Exercise prompt »
The required output is a word-for-word copy of the lines from the line bearing "Reproduce this chart with matplotlib." through the line bearing "elong_err = [1.0, 1.0, 1.0, 1.0, 1.0, 1.0]", inclusive, and no other lines.

══ Provided data ══

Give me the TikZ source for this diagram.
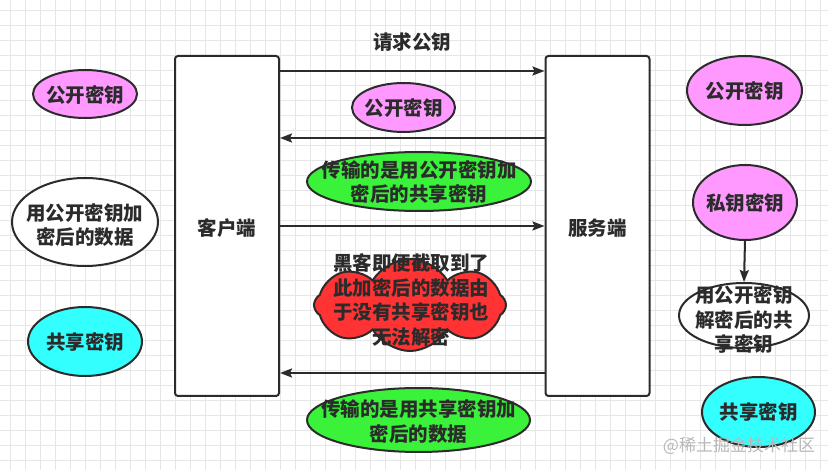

═══
══ Provided data ══

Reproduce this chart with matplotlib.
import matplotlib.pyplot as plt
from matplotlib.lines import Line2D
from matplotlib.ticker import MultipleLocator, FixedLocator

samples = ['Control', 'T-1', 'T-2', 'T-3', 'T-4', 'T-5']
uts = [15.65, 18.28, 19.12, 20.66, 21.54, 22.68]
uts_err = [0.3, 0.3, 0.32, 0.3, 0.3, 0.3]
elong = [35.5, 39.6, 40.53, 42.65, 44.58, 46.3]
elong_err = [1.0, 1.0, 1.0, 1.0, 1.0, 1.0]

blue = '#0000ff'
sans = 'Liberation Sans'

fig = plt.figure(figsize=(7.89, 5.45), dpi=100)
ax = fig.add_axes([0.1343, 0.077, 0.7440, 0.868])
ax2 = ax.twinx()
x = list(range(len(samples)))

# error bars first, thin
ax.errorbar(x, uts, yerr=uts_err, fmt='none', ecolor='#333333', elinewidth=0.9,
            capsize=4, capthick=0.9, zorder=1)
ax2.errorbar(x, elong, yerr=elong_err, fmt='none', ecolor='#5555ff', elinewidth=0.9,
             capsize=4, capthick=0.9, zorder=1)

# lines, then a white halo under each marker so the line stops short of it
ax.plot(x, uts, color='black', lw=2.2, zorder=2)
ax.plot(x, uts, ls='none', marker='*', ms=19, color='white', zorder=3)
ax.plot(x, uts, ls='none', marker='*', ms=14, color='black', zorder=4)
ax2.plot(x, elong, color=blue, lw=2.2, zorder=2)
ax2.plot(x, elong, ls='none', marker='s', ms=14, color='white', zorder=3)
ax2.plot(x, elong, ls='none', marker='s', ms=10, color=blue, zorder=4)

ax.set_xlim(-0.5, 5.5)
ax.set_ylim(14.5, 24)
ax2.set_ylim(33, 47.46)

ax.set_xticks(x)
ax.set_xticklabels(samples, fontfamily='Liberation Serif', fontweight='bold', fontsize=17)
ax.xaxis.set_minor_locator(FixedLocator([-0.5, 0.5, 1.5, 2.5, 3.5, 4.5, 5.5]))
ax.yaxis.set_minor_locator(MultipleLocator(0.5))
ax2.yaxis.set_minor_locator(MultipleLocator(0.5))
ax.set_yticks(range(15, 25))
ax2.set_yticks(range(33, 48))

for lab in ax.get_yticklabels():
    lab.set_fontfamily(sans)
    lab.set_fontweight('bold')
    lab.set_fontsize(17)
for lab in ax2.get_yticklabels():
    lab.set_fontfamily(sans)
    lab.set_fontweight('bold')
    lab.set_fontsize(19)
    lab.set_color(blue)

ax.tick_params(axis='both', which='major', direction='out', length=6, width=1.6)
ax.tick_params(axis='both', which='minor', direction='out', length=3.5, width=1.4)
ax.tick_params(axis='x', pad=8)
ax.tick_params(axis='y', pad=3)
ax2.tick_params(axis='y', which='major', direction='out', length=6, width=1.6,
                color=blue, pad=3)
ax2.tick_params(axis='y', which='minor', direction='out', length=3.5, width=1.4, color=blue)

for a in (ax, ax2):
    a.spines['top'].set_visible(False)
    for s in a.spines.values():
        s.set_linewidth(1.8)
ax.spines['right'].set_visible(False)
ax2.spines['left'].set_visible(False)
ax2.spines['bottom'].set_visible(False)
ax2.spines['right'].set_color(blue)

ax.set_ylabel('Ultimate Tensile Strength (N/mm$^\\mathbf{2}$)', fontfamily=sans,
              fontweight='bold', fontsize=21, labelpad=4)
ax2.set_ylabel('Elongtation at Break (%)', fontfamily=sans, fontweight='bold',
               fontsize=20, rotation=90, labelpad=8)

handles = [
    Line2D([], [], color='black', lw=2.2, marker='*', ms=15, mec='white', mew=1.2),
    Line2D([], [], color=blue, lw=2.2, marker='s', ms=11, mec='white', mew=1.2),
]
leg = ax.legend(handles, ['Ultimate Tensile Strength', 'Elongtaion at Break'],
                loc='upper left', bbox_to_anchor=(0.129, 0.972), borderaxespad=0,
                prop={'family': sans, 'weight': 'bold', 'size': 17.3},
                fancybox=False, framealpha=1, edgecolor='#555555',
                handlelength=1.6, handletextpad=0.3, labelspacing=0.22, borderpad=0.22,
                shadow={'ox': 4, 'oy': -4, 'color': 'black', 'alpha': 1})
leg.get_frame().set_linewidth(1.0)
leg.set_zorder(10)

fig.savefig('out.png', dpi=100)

═══

Response to the exercise »
Reproduce this chart with matplotlib.
import matplotlib.pyplot as plt
from matplotlib.lines import Line2D
from matplotlib.ticker import MultipleLocator, FixedLocator

samples = ['Control', 'T-1', 'T-2', 'T-3', 'T-4', 'T-5']
uts = [15.65, 18.28, 19.12, 20.66, 21.54, 22.68]
uts_err = [0.3, 0.3, 0.32, 0.3, 0.3, 0.3]
elong = [35.5, 39.6, 40.53, 42.65, 44.58, 46.3]
elong_err = [1.0, 1.0, 1.0, 1.0, 1.0, 1.0]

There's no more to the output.